* _Dataset content_
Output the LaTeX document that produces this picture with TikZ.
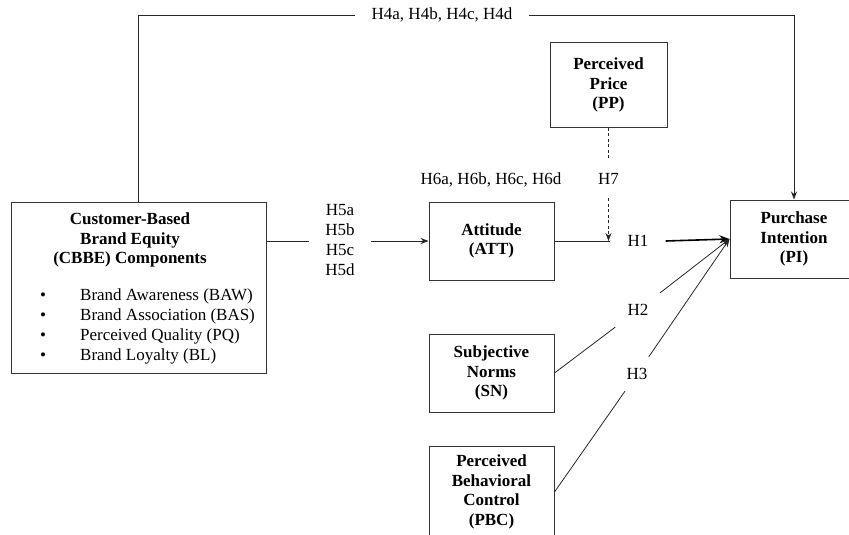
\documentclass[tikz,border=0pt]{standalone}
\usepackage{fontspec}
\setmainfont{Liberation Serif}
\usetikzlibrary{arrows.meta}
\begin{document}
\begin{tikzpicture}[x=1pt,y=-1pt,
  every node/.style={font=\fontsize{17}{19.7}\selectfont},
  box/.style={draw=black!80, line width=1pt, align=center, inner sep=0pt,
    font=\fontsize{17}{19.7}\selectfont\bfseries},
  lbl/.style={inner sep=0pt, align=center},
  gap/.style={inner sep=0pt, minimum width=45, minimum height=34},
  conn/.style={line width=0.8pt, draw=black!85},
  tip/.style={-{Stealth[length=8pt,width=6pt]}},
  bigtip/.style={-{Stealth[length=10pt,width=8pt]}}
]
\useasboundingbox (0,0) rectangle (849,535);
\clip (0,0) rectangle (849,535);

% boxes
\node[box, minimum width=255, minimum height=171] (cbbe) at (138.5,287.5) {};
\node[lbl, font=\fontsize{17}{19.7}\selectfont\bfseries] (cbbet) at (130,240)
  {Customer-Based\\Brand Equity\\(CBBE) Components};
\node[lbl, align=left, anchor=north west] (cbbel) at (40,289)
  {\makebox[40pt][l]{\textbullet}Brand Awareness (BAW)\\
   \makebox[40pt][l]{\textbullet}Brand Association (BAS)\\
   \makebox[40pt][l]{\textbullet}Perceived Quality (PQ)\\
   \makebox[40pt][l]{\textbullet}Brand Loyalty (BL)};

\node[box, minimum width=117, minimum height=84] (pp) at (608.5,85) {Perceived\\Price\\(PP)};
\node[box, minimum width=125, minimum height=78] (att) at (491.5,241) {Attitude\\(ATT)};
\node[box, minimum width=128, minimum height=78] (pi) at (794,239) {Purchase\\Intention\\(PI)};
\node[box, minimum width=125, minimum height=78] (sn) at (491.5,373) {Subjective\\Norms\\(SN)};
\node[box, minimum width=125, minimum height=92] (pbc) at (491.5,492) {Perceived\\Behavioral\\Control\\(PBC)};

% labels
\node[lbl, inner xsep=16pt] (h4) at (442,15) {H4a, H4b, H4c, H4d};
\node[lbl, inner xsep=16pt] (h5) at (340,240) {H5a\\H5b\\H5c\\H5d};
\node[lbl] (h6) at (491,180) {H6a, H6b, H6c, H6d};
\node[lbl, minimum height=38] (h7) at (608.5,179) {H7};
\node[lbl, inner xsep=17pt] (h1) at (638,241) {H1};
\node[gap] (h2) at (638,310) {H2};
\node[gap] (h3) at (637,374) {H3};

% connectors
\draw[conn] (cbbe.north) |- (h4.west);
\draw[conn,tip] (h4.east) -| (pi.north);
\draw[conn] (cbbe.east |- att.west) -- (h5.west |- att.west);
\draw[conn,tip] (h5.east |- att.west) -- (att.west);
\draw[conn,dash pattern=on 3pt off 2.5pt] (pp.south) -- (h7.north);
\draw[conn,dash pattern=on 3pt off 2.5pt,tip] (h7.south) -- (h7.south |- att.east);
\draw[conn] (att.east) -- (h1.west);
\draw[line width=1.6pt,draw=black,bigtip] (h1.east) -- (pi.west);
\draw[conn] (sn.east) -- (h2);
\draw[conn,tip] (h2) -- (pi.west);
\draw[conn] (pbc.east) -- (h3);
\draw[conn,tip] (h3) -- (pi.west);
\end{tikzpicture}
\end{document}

* _What to produce_
Return the listing above in full and without alteration, excluding its pictures.

* _Result of this task_
Output the LaTeX document that produces this picture with TikZ.
\documentclass[tikz,border=0pt]{standalone}
\usepackage{fontspec}
\setmainfont{Liberation Serif}
\usetikzlibrary{arrows.meta}
\begin{document}
\begin{tikzpicture}[x=1pt,y=-1pt,
  every node/.style={font=\fontsize{17}{19.7}\selectfont},
  box/.style={draw=black!80, line width=1pt, align=center, inner sep=0pt,
    font=\fontsize{17}{19.7}\selectfont\bfseries},
  lbl/.style={inner sep=0pt, align=center},
  gap/.style={inner sep=0pt, minimum width=45, minimum height=34},
  conn/.style={line width=0.8pt, draw=black!85},
  tip/.style={-{Stealth[length=8pt,width=6pt]}},
  bigtip/.style={-{Stealth[length=10pt,width=8pt]}}
]
\useasboundingbox (0,0) rectangle (849,535);
\clip (0,0) rectangle (849,535);

% boxes
\node[box, minimum width=255, minimum height=171] (cbbe) at (138.5,287.5) {};
\node[lbl, font=\fontsize{17}{19.7}\selectfont\bfseries] (cbbet) at (130,240)
  {Customer-Based\\Brand Equity\\(CBBE) Components};
\node[lbl, align=left, anchor=north west] (cbbel) at (40,289)
  {\makebox[40pt][l]{\textbullet}Brand Awareness (BAW)\\
   \makebox[40pt][l]{\textbullet}Brand Association (BAS)\\
   \makebox[40pt][l]{\textbullet}Perceived Quality (PQ)\\
   \makebox[40pt][l]{\textbullet}Brand Loyalty (BL)};

\node[box, minimum width=117, minimum height=84] (pp) at (608.5,85) {Perceived\\Price\\(PP)};
\node[box, minimum width=125, minimum height=78] (att) at (491.5,241) {Attitude\\(ATT)};
\node[box, minimum width=128, minimum height=78] (pi) at (794,239) {Purchase\\Intention\\(PI)};
\node[box, minimum width=125, minimum height=78] (sn) at (491.5,373) {Subjective\\Norms\\(SN)};
\node[box, minimum width=125, minimum height=92] (pbc) at (491.5,492) {Perceived\\Behavioral\\Control\\(PBC)};

% labels
\node[lbl, inner xsep=16pt] (h4) at (442,15) {H4a, H4b, H4c, H4d};
\node[lbl, inner xsep=16pt] (h5) at (340,240) {H5a\\H5b\\H5c\\H5d};
\node[lbl] (h6) at (491,180) {H6a, H6b, H6c, H6d};
\node[lbl, minimum height=38] (h7) at (608.5,179) {H7};
\node[lbl, inner xsep=17pt] (h1) at (638,241) {H1};
\node[gap] (h2) at (638,310) {H2};
\node[gap] (h3) at (637,374) {H3};

% connectors
\draw[conn] (cbbe.north) |- (h4.west);
\draw[conn,tip] (h4.east) -| (pi.north);
\draw[conn] (cbbe.east |- att.west) -- (h5.west |- att.west);
\draw[conn,tip] (h5.east |- att.west) -- (att.west);
\draw[conn,dash pattern=on 3pt off 2.5pt] (pp.south) -- (h7.north);
\draw[conn,dash pattern=on 3pt off 2.5pt,tip] (h7.south) -- (h7.south |- att.east);
\draw[conn] (att.east) -- (h1.west);
\draw[line width=1.6pt,draw=black,bigtip] (h1.east) -- (pi.west);
\draw[conn] (sn.east) -- (h2);
\draw[conn,tip] (h2) -- (pi.west);
\draw[conn] (pbc.east) -- (h3);
\draw[conn,tip] (h3) -- (pi.west);
\end{tikzpicture}
\end{document}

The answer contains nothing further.